Even if the Corps doesn't approve the plan, the river may be able to fight off some of the oil on its own.

"Since the Mississippi River is currently at a relatively high stage, we expect the river's high volume of freshwater to act as a hydrologic barrier, keeping oil from moving into the Wax Lake Delta from the sea," Twilley said.

Oil has penetrated only a few yards into the wetlands and is spotty, according to an Associated Press report. The LSU researchers are documenting the health of plants and soils in the Wax Lake Delta so that they can measure the oil's impact. Twilley and colleagues are also studying how freshwater and saltwater Louisiana wetlands break down the oil.
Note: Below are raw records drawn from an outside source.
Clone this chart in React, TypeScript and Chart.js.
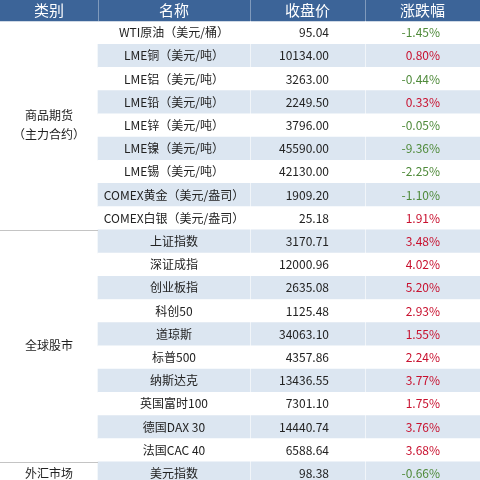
import { useEffect, useRef } from "react";
import { Chart, registerables } from "chart.js";

Chart.register(...registerables);

const headers = ["类别", "名称", "收盘价", "涨跌幅"];
const categories = ["商品期货\n（主力合约）", "全球股市", "外汇市场"];
const categoryRowCounts = [9, 10, 1];
const names = [
  "WTI原油（美元/桶）",
  "LME铜（美元/吨）",
  "LME铝（美元/吨）",
  "LME铅（美元/吨）",
  "LME锌（美元/吨）",
  "LME镍（美元/吨）",
  "LME锡（美元/吨）",
  "COMEX黄金（美元/盎司）",
  "COMEX白银（美元/盎司）",
  "上证指数",
  "深证成指",
  "创业板指",
  "科创50",
  "道琼斯",
  "标普500",
  "纳斯达克",
  "英国富时100",
  "德国DAX 30",
  "法国CAC 40",
  "美元指数",
];
const closes = [
  95.04, 10134.0, 3263.0, 2249.5, 3796.0, 45590.0, 42130.0, 1909.2, 25.18,
  3170.71, 12000.96, 2635.08, 1125.48, 34063.1, 4357.86, 13436.55, 7301.1,
  14440.74, 6588.64, 98.38,
];
const changes = [
  -1.45, 0.8, -0.44, 0.33, -0.05, -9.36, -2.25, -1.1, 1.91, 3.48, 4.02, 5.2,
  2.93, 1.55, 2.24, 3.77, 1.75, 3.76, 3.68, -0.66,
];

// layout (not data)
const W = 480;
const H = 480;
const colEdges = [0, 98, 250, 365, 480];
const priceRight = 329;
const changeRight = 440;
const headerColor = "#3c6498";
const stripeColor = "#dce6f1";
const FONT = '"Noto Sans CJK SC", "Noto Sans", sans-serif';

export default function App() {
  const ref = useRef<HTMLCanvasElement | null>(null);

  useEffect(() => {
    document.body.style.margin = "0";
    const canvas = ref.current;
    if (!canvas) return;

    const rowIdx = names.map((_, i) => i + 1);

    const tablePlugin = {
      id: "tableText",
      afterDatasetsDraw(chart: any) {
        const ctx = chart.ctx as CanvasRenderingContext2D;
        const xs = chart.scales.x;
        const ys = chart.scales.y;
        const top = chart.chartArea.top;
        const headerBottom = ys.getPixelForValue(0.5);
        const bodyBottom = chart.chartArea.bottom;
        ctx.save();

        // header separators
        ctx.strokeStyle = "rgba(255,255,255,0.35)";
        ctx.lineWidth = 1;
        for (let c = 1; c < colEdges.length - 1; c++) {
          const px = Math.round(xs.getPixelForValue(colEdges[c])) + 0.5;
          ctx.beginPath();
          ctx.moveTo(px, top);
          ctx.lineTo(px, headerBottom);
          ctx.stroke();
        }
        // body white separators
        ctx.strokeStyle = "rgba(255,255,255,0.6)";
        for (let c = 2; c < colEdges.length - 1; c++) {
          const px = Math.round(xs.getPixelForValue(colEdges[c])) + 0.5;
          ctx.beginPath();
          ctx.moveTo(px, headerBottom);
          ctx.lineTo(px, bodyBottom);
          ctx.stroke();
        }

        // header text
        ctx.fillStyle = "#ffffff";
        ctx.font = `15px ${FONT}`;
        ctx.textAlign = "center";
        ctx.textBaseline = "middle";
        const hy = (top + headerBottom) / 2;
        headers.forEach((h, c) => {
          const cx = xs.getPixelForValue((colEdges[c] + colEdges[c + 1]) / 2);
          ctx.fillText(h, cx, hy);
        });

        // rows
        ctx.font = `12px ${FONT}`;
        names.forEach((n, i) => {
          const y = ys.getPixelForValue(i + 1);
          ctx.fillStyle = "#222222";
          ctx.textAlign = "center";
          ctx.fillText(n, xs.getPixelForValue((colEdges[1] + colEdges[2]) / 2), y);
          ctx.textAlign = "right";
          ctx.fillText(closes[i].toFixed(2), xs.getPixelForValue(priceRight), y);
          const ch = changes[i];
          ctx.fillStyle = ch < 0 ? "#4f8a3a" : "#c8102e";
          ctx.fillText(ch.toFixed(2) + "%", xs.getPixelForValue(changeRight), y);
        });

        // categories
        let start = 1;
        categories.forEach((cat, g) => {
          const end = start + categoryRowCounts[g] - 1;
          const y0 = ys.getPixelForValue(start - 0.5);
          const y1 = ys.getPixelForValue(end + 0.5);
          const cy = (y0 + y1) / 2;
          const lines = cat.split("\n");
          const lh = 19;
          ctx.fillStyle = "#222222";
          ctx.textAlign = "center";
          ctx.font = `12px ${FONT}`;
          const cx = xs.getPixelForValue((colEdges[0] + colEdges[1]) / 2);
          lines.forEach((ln, k) => {
            ctx.fillText(ln, cx, cy + (k - (lines.length - 1) / 2) * lh);
          });
          if (g < categories.length - 1 || y1 < bodyBottom) {
            ctx.strokeStyle = "#c4c4c4";
            ctx.lineWidth = 1;
            const py = Math.round(y1) + 0.5;
            ctx.beginPath();
            ctx.moveTo(xs.getPixelForValue(colEdges[0]), py);
            ctx.lineTo(xs.getPixelForValue(colEdges[1]), py);
            ctx.stroke();
          }
          start = end + 1;
        });

        ctx.restore();
      },
    };

    const chart = new Chart(canvas, {
      type: "bar",
      data: {
        datasets: [
          {
            label: "header",
            data: [{ x: [colEdges[0], colEdges[4]], y: 0 }] as any,
            backgroundColor: headerColor,
            grouped: false,
            barPercentage: 1,
            categoryPercentage: 1,
            borderWidth: 0,
          } as any,
          {
            label: "rows",
            data: rowIdx.map((r) => ({ x: [colEdges[1], colEdges[4]], y: r })) as any,
            backgroundColor: rowIdx.map((r) => (r % 2 === 0 ? stripeColor : "#ffffff")),
            grouped: false,
            barPercentage: 1,
            categoryPercentage: 1,
            borderWidth: 0,
          } as any,
        ],
      },
      options: {
        indexAxis: "y",
        animation: false,
        responsive: false,
        maintainAspectRatio: false,
        layout: { padding: 0 },
        plugins: {
          legend: { display: false },
          tooltip: { enabled: false },
        },
        scales: {
          x: { type: "linear", min: 0, max: W, display: false, offset: false },
          y: {
            type: "linear",
            min: -0.405,
            max: 20.28,
            reverse: true,
            display: false,
            offset: false,
          },
        },
      },
      plugins: [tablePlugin],
    });

    return () => chart.destroy();
  }, []);

  return (
    <div style={{ width: W, height: H, background: "#ffffff" }}>
      <canvas ref={ref} width={W} height={H} style={{ width: W, height: H, display: "block" }} />
    </div>
  );
}
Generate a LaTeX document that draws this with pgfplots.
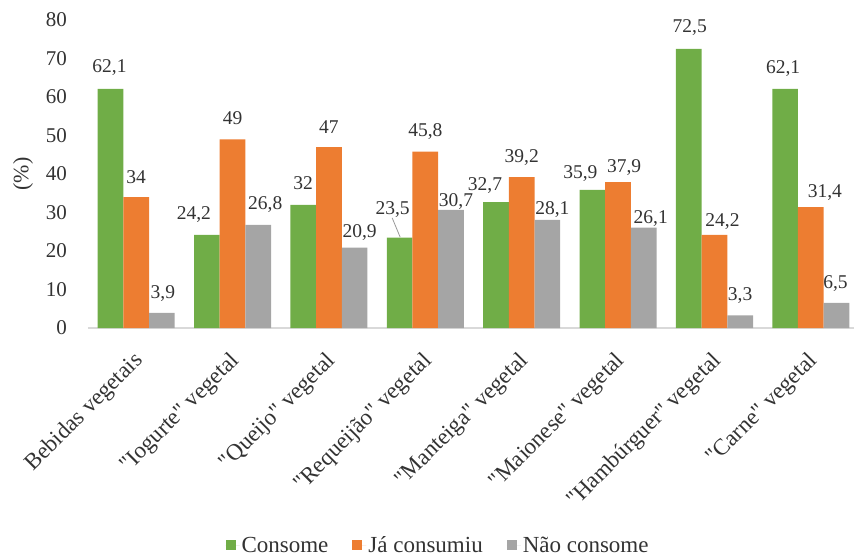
\documentclass[border=0pt]{standalone}
\usepackage{fontspec}
\setmainfont{Liberation Serif}[Ligatures=TeXOff]
\usepackage{pgfplots}
\usepackage{pgfplotstable}
\pgfplotsset{compat=1.18}

\definecolor{cgreen}{HTML}{70AD47}
\definecolor{corange}{HTML}{ED7D31}
\definecolor{cgray}{HTML}{A5A5A5}
\definecolor{txt}{HTML}{333333}

% category index and percentage for each answer
\pgfplotstableread{
x y
0 62.1
1 24.2
2 32
3 23.5
4 32.7
5 35.9
6 72.5
7 62.1
}\consome

\pgfplotstableread{
x y
0 34
1 49
2 47
3 45.8
4 39.2
5 37.9
6 24.2
7 31.4
}\jaconsumiu

\pgfplotstableread{
x y
0 3.9
1 26.8
2 20.9
3 30.7
4 28.1
5 26.1
6 3.3
7 6.5
}\naoconsome

% value-label offsets (pt) from the top of each bar
\def\cdx{{-1,-13,0,-7,-11,-12,1,-2}}
\def\cdy{{21,20,22,27.5,17,16,21,20}}
\def\jdx{{0,0,0,0,0,6,8,14}}
\def\jdy{{20,21,20,20,19.5,14.5,13,15}}
\def\ndx{{1,7,5,5,5,7,0,-1}}
\def\ndy{{19,20,15,8,10,9,20,19}}

\pgfplotsset{
  barlabels/.style 2 args={
    nodes near coords={\pgfmathprintnumber[use comma,fixed,precision=1]{\pgfplotspointmeta}},
    nodes near coords align={center},
    visualization depends on={value \coordindex \as \idx},
    every node near coord/.append style={font=\fontsize{19.5}{20}\selectfont, text=txt,
      anchor=center, xshift={#1[\idx]*1pt}, yshift={#2[\idx]*1pt}},
  },
}

\begin{document}
\begin{tikzpicture}
\path[use as bounding box] (-88pt,-229pt) rectangle (766pt,328pt);
\begin{axis}[
  at={(0pt,0pt)}, anchor=south west,
  scale only axis, width=766pt, height=308pt,
  xmin=-0.5, xmax=7.448, ymin=0, ymax=80,
  ybar, bar width=25.7pt,
  clip=false,
  axis lines*=left,
  x axis line style={draw=black!15, line width=1.2pt},
  y axis line style={draw=none},
  major tick length=0pt,
  ytick={0,10,...,80},
  xtick={0,...,7},
  xticklabels={Bebidas vegetais,"Iogurte" vegetal,"Queijo" vegetal,"Requeijão" vegetal,"Manteiga" vegetal,"Maionese" vegetal,"Hambúrguer" vegetal,"Carne" vegetal},
  /pgf/number format/assume math mode=true,
  yticklabel style={font=\fontsize{21}{22}\selectfont, text=txt, inner sep=0pt, anchor=east, xshift=-21pt},
  xticklabel style={font=\fontsize{23}{24}\selectfont, text=txt, inner sep=0pt, anchor=north east, xshift=-4pt, yshift=-22pt, rotate=45},
  ylabel={(\%)},
  ylabel style={font=\fontsize{22}{23}\selectfont, text=txt, at={(axis description cs:-0.0849,0.5)}, anchor=center},
  legend columns=3,
  legend style={at={(0.457,-0.705)}, anchor=center, draw=none,
    font=\fontsize{23}{24}\selectfont, text=txt,
    /tikz/every even column/.append style={column sep=22pt}},
  legend image code/.code={\fill[#1] (0pt,-5pt) rectangle (10pt,5pt); \path (0pt,0pt) -- (14pt,0pt);},
]
\addplot[fill=cgreen, draw=none, bar shift=-25.7pt, barlabels={\cdx}{\cdy}] table[x=x, y=y] {\consome};
\addlegendentry{Consome}
\addplot[fill=corange, draw=none, bar shift=0pt, barlabels={\jdx}{\jdy}] table[x=x, y=y] {\jaconsumiu};
\addlegendentry{Já consumiu}
\addplot[fill=cgray, draw=none, bar shift=25.7pt, barlabels={\ndx}{\ndy}] table[x=x, y=y] {\naoconsome};
\addlegendentry{Não consome}
% leader line from the shifted label to its bar
\draw[black!40, line width=0.8pt] (axis cs:2.656,28.6) -- (axis cs:2.739,23.6);
\end{axis}
\end{tikzpicture}
\end{document}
Without oil contamination, the future was already bleak for the Gulf coast wetlands, which make up nearly 40 percent of the wetlands in the continental United States. In Louisiana alone, more than 1 million acres (4,047 square km) of coastal wetlands have disappeared over the last 75 years, and erosion washes away the equivalent of 30 football fields of wetlands every day, according to the National Audubon Society's Louisiana Coastal Initiative. With the added oil, the mouth of the Mississippi River, which is already the largest dead zone in the U.S., could get even larger.

Louisiana wetlands "play a vital role in protecting New Orleans from hurricane damage, providing habitat for wildlife, supporting economically important fisheries, and maintaining water quality," said Efi Foufoula-Georgiou of the National Center for Earth-Surface Dynamics (NCED) at the University of Minnesota. "We must look at all options for protecting them for the future."